SOURCE DATA start

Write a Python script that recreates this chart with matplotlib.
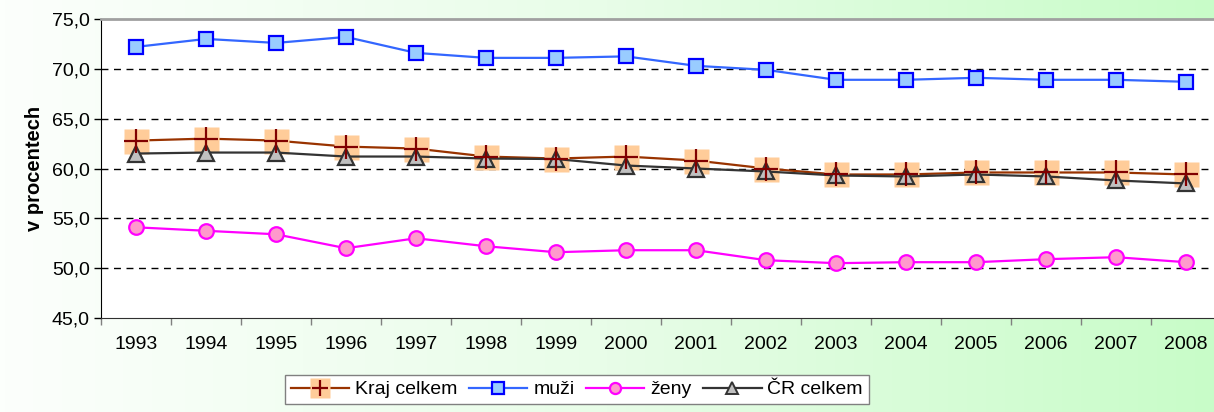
import numpy as np
import matplotlib
matplotlib.use("Agg")
import matplotlib.pyplot as plt
from matplotlib.ticker import FuncFormatter, FixedLocator
from matplotlib.colors import LinearSegmentedColormap
from matplotlib.lines import Line2D

years = ["1993", "1994", "1995", "1996", "1997", "1998", "1999", "2000",
         "2001", "2002", "2003", "2004", "2005", "2006", "2007", "2008"]
kraj = [62.8, 63.0, 62.8, 62.2, 62.0, 61.2, 61.0, 61.2, 60.8, 60.0, 59.4, 59.4, 59.6, 59.6, 59.6, 59.4]
muzi = [72.2, 73.0, 72.6, 73.2, 71.6, 71.1, 71.1, 71.25, 70.3, 69.9, 68.9, 68.9, 69.1, 68.9, 68.9, 68.7]
zeny = [54.1, 53.75, 53.4, 52.0, 53.0, 52.2, 51.6, 51.8, 51.8, 50.8, 50.5, 50.6, 50.6, 50.9, 51.1, 50.6]
cr = [61.5, 61.6, 61.6, 61.2, 61.2, 61.0, 60.95, 60.3, 60.0, 59.7, 59.3, 59.2, 59.4, 59.2, 58.8, 58.5]
yticks = [45.0, 50.0, 55.0, 60.0, 65.0, 70.0, 75.0]

plt.rcParams['font.family'] = ['Liberation Sans', 'DejaVu Sans']

W, H = 1214, 412
fig = plt.figure(figsize=(W / 100, H / 100), dpi=100)

# background gradient
bg = fig.add_axes([0, 0, 1, 1], zorder=-10)
bg.set_axis_off()
cmap = LinearSegmentedColormap.from_list("g", ["#FCFFFC", "#E8FDE8", "#C8FCC8"])
grad = np.linspace(0, 1, 256).reshape(1, -1)
bg.imshow(grad, aspect="auto", cmap=cmap, extent=[0, 1, 0, 1])
bg.set_xlim(0, 1)
bg.set_ylim(0, 1)

left = 101 / W
right = 1221 / W
bottom = 1 - 318 / H
top = 1 - 19 / H
ax = fig.add_axes([left, bottom, right - left, top - bottom])
ax.set_facecolor("white")

x = np.arange(len(years))

ax.plot(x, kraj, color="#993300", lw=1.6, zorder=3)
ax.plot(x, kraj, ls="none", marker="s", ms=18, mfc="#FFCC99", mec="none", zorder=3)
ax.plot(x, cr, color="#333333", lw=1.6, zorder=4)
ax.plot(x, cr, ls="none", marker="^", ms=12, mfc="#C0C0C0", mec="#333333", mew=1.6, zorder=4)
ax.plot(x, kraj, ls="none", marker="+", ms=17, mec="#800000", mew=1.6, zorder=5)
ax.plot(x, muzi, color="#3366FF", lw=1.6, marker="s", ms=10.5, mfc="#99CCFF", mec="#0000FF", mew=1.6, zorder=4)
ax.plot(x, zeny, color="#FF00FF", lw=1.6, marker="o", ms=10.5, mfc="#FF99CC", mec="#FF00FF", mew=1.6, zorder=4)

ax.set_xlim(-0.5, len(years) - 0.5)
ax.set_ylim(45, 75)
ax.yaxis.set_major_locator(FixedLocator(yticks))
ax.yaxis.set_major_formatter(FuncFormatter(lambda v, p: f"{v:.1f}".replace(".", ",")))
ax.set_xticks(x)
ax.set_xticklabels(years)
ax.set_xticks(np.arange(-0.5, len(years), 1.0), minor=True)
ax.tick_params(axis="x", which="major", length=0, pad=13, labelsize=14)
ax.tick_params(axis="x", which="minor", length=5, width=1, color="#808080", direction="out")
ax.tick_params(axis="y", length=5, width=1, labelsize=14, pad=3, direction="out")

for v in [50, 55, 60, 65, 70]:
    ax.axhline(v, color="black", lw=1, ls=(0, (5, 4)), zorder=1)

ax.spines["top"].set_color("#A0A0A0")
ax.spines["top"].set_linewidth(2)
ax.spines["left"].set_color("black")
ax.spines["bottom"].set_color("#303030")
ax.spines["right"].set_visible(False)

ax.set_ylabel("v procentech", fontsize=14.5, fontweight="bold", labelpad=6)

h_kraj = (Line2D([], [], color="#993300", lw=1.6, marker="s", ms=14, mfc="#FFCC99", mec="none"),
          Line2D([], [], ls="none", marker="+", ms=12, mec="#800000", mew=1.6))
h_muzi = Line2D([], [], color="#3366FF", lw=1.6, marker="s", ms=8, mfc="#99CCFF", mec="#0000FF", mew=1.6)
h_zeny = Line2D([], [], color="#FF00FF", lw=1.6, marker="o", ms=8, mfc="#FF99CC", mec="#FF00FF", mew=1.6)
h_cr = Line2D([], [], color="#333333", lw=1.6, marker="^", ms=8, mfc="#C0C0C0", mec="#333333", mew=1.4)
leg = fig.legend([h_kraj, h_muzi, h_zeny, h_cr], ["Kraj celkem", "muži", "ženy", "ČR celkem"],
                 loc="upper left", bbox_to_anchor=(285 / W, 1 - 375 / H), ncol=4,
                 frameon=True, fancybox=False, fontsize=14, handlelength=3.0,
                 handletextpad=0.3, columnspacing=0.6, borderpad=0.3, borderaxespad=0)
leg.get_frame().set_edgecolor("#808080")
leg.get_frame().set_linewidth(1)
leg.get_frame().set_facecolor("white")
leg.get_frame().set_alpha(1)

fig.savefig("out.png", dpi=100)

SOURCE DATA end

= DIRECTIVE =
Repeat the material above word for word and skip every image in it.

= TASK OUTPUT =
Write a Python script that recreates this chart with matplotlib.
import numpy as np
import matplotlib
matplotlib.use("Agg")
import matplotlib.pyplot as plt
from matplotlib.ticker import FuncFormatter, FixedLocator
from matplotlib.colors import LinearSegmentedColormap
from matplotlib.lines import Line2D

years = ["1993", "1994", "1995", "1996", "1997", "1998", "1999", "2000",
         "2001", "2002", "2003", "2004", "2005", "2006", "2007", "2008"]
kraj = [62.8, 63.0, 62.8, 62.2, 62.0, 61.2, 61.0, 61.2, 60.8, 60.0, 59.4, 59.4, 59.6, 59.6, 59.6, 59.4]
muzi = [72.2, 73.0, 72.6, 73.2, 71.6, 71.1, 71.1, 71.25, 70.3, 69.9, 68.9, 68.9, 69.1, 68.9, 68.9, 68.7]
zeny = [54.1, 53.75, 53.4, 52.0, 53.0, 52.2, 51.6, 51.8, 51.8, 50.8, 50.5, 50.6, 50.6, 50.9, 51.1, 50.6]
cr = [61.5, 61.6, 61.6, 61.2, 61.2, 61.0, 60.95, 60.3, 60.0, 59.7, 59.3, 59.2, 59.4, 59.2, 58.8, 58.5]
yticks = [45.0, 50.0, 55.0, 60.0, 65.0, 70.0, 75.0]

plt.rcParams['font.family'] = ['Liberation Sans', 'DejaVu Sans']

W, H = 1214, 412
fig = plt.figure(figsize=(W / 100, H / 100), dpi=100)

# background gradient
bg = fig.add_axes([0, 0, 1, 1], zorder=-10)
bg.set_axis_off()
cmap = LinearSegmentedColormap.from_list("g", ["#FCFFFC", "#E8FDE8", "#C8FCC8"])
grad = np.linspace(0, 1, 256).reshape(1, -1)
bg.imshow(grad, aspect="auto", cmap=cmap, extent=[0, 1, 0, 1])
bg.set_xlim(0, 1)
bg.set_ylim(0, 1)

left = 101 / W
right = 1221 / W
bottom = 1 - 318 / H
top = 1 - 19 / H
ax = fig.add_axes([left, bottom, right - left, top - bottom])
ax.set_facecolor("white")

x = np.arange(len(years))

ax.plot(x, kraj, color="#993300", lw=1.6, zorder=3)
ax.plot(x, kraj, ls="none", marker="s", ms=18, mfc="#FFCC99", mec="none", zorder=3)
ax.plot(x, cr, color="#333333", lw=1.6, zorder=4)
ax.plot(x, cr, ls="none", marker="^", ms=12, mfc="#C0C0C0", mec="#333333", mew=1.6, zorder=4)
ax.plot(x, kraj, ls="none", marker="+", ms=17, mec="#800000", mew=1.6, zorder=5)
ax.plot(x, muzi, color="#3366FF", lw=1.6, marker="s", ms=10.5, mfc="#99CCFF", mec="#0000FF", mew=1.6, zorder=4)
ax.plot(x, zeny, color="#FF00FF", lw=1.6, marker="o", ms=10.5, mfc="#FF99CC", mec="#FF00FF", mew=1.6, zorder=4)

ax.set_xlim(-0.5, len(years) - 0.5)
ax.set_ylim(45, 75)
ax.yaxis.set_major_locator(FixedLocator(yticks))
ax.yaxis.set_major_formatter(FuncFormatter(lambda v, p: f"{v:.1f}".replace(".", ",")))
ax.set_xticks(x)
ax.set_xticklabels(years)
ax.set_xticks(np.arange(-0.5, len(years), 1.0), minor=True)
ax.tick_params(axis="x", which="major", length=0, pad=13, labelsize=14)
ax.tick_params(axis="x", which="minor", length=5, width=1, color="#808080", direction="out")
ax.tick_params(axis="y", length=5, width=1, labelsize=14, pad=3, direction="out")

for v in [50, 55, 60, 65, 70]:
    ax.axhline(v, color="black", lw=1, ls=(0, (5, 4)), zorder=1)

ax.spines["top"].set_color("#A0A0A0")
ax.spines["top"].set_linewidth(2)
ax.spines["left"].set_color("black")
ax.spines["bottom"].set_color("#303030")
ax.spines["right"].set_visible(False)

ax.set_ylabel("v procentech", fontsize=14.5, fontweight="bold", labelpad=6)

h_kraj = (Line2D([], [], color="#993300", lw=1.6, marker="s", ms=14, mfc="#FFCC99", mec="none"),
          Line2D([], [], ls="none", marker="+", ms=12, mec="#800000", mew=1.6))
h_muzi = Line2D([], [], color="#3366FF", lw=1.6, marker="s", ms=8, mfc="#99CCFF", mec="#0000FF", mew=1.6)
h_zeny = Line2D([], [], color="#FF00FF", lw=1.6, marker="o", ms=8, mfc="#FF99CC", mec="#FF00FF", mew=1.6)
h_cr = Line2D([], [], color="#333333", lw=1.6, marker="^", ms=8, mfc="#C0C0C0", mec="#333333", mew=1.4)
leg = fig.legend([h_kraj, h_muzi, h_zeny, h_cr], ["Kraj celkem", "muži", "ženy", "ČR celkem"],
                 loc="upper left", bbox_to_anchor=(285 / W, 1 - 375 / H), ncol=4,
                 frameon=True, fancybox=False, fontsize=14, handlelength=3.0,
                 handletextpad=0.3, columnspacing=0.6, borderpad=0.3, borderaxespad=0)
leg.get_frame().set_edgecolor("#808080")
leg.get_frame().set_linewidth(1)
leg.get_frame().set_facecolor("white")
leg.get_frame().set_alpha(1)

fig.savefig("out.png", dpi=100)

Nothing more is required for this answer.